Parallels between corporate environments and hummingbirds – hummingbirds return to places where there is positive energy

I recently paid a visit to Silicon Valley, California for an executive board meeting and aligned this trip to visit my international business partner in Oregon, Mark F. Herbert, for my yearly catch up, cross border strategic discussions and many “Meaningful Conversations”.

Whilst having a Meaningful Conversation we could not help but see a group of very excited hummingbirds, so we started to provoke thought and discussion across the possibilities and parallels between corporate and that of hummingbirds.

Mark and I sat there and then I said, ‘so why is a hummingbird so positive with energy? Hummingbirds should not physically be able to fly, and like these birds that always defy the “impossible,” ‘Mark stated to discuss that hummingbirds are among the smallest of birds, most species measuring 7.5–13 cm in length.

The fact that the hummingbird is the smallest extant bird species, the 5 cm bee hummingbird weighing less than 2.0 g, and these little winged wonders flutter their wings at a remarkable 80 times per second. Hummingbirds have essentially been reinventing themselves throughout their 22-million-year history’, which made me think of how us humans have so much to learn from these amazing little birds.

Then, there is the migration each year a hummingbird will fly from North America, in January or February to South or Central America proceeding at an average rate of about 20 miles per day, the northward migration is complete by late May. Banding studies show that each bird tends to return every year to the same place it hatched, even visiting the same feeders. The Rufous has the longest migration route of all hummingbirds—up to 3,000 miles (4.828km)—traveling from summer in Alaska to winter in Mexico.

Hummingbirds have so much association, they are associated with goddesses throughout the myths and legends of multiple cultures. In one Mayan legend, the hummingbird is the sun in disguise, trying to court a beautiful woman, who is the moon. Hopi and Zuni legends tell of hummingbirds helping humans by convincing the gods to bring rain.

An Aztec legend tells of a god who, in the form of a hummingbird, flew to the underworld to be with a goddess, who later gave birth to the earth’s first flower. A Native American hummingbird animal totem is said to aid in self-discovery and provide us the paths to self-expression and awareness
Hummingbirds can only be described as Agile and Adaptable!

The Oxford dictionary meaning of Agile is Nimble, Supple, Dexterous, Acrobatic, graceful.
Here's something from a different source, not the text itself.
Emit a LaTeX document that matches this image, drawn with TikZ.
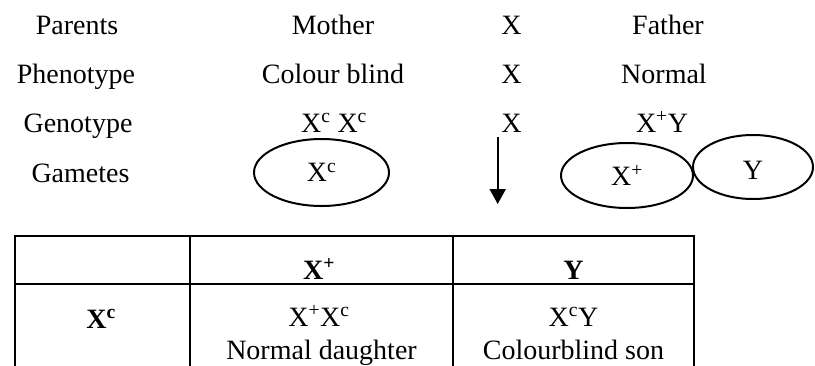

Qualities that organisatios and leaders today certainly look at building, being and demonstrating.

It seems to me that there are leaders who are more like hummingbirds in their approach to life and leadership.
As a leader your attitude will make you or break you. The right attitude can guide you through times of adversity with poise and grace and be a source of inspiration for others to emulate. And at the end of the day it is all about the daily decisions you make.

Here are four considerations for a good positive attitude.

1 – What you choose to see. As you look over the landscape of your business or organisation do you see recession, fear and uncertainty or do you see opportunity, growth, and new markets?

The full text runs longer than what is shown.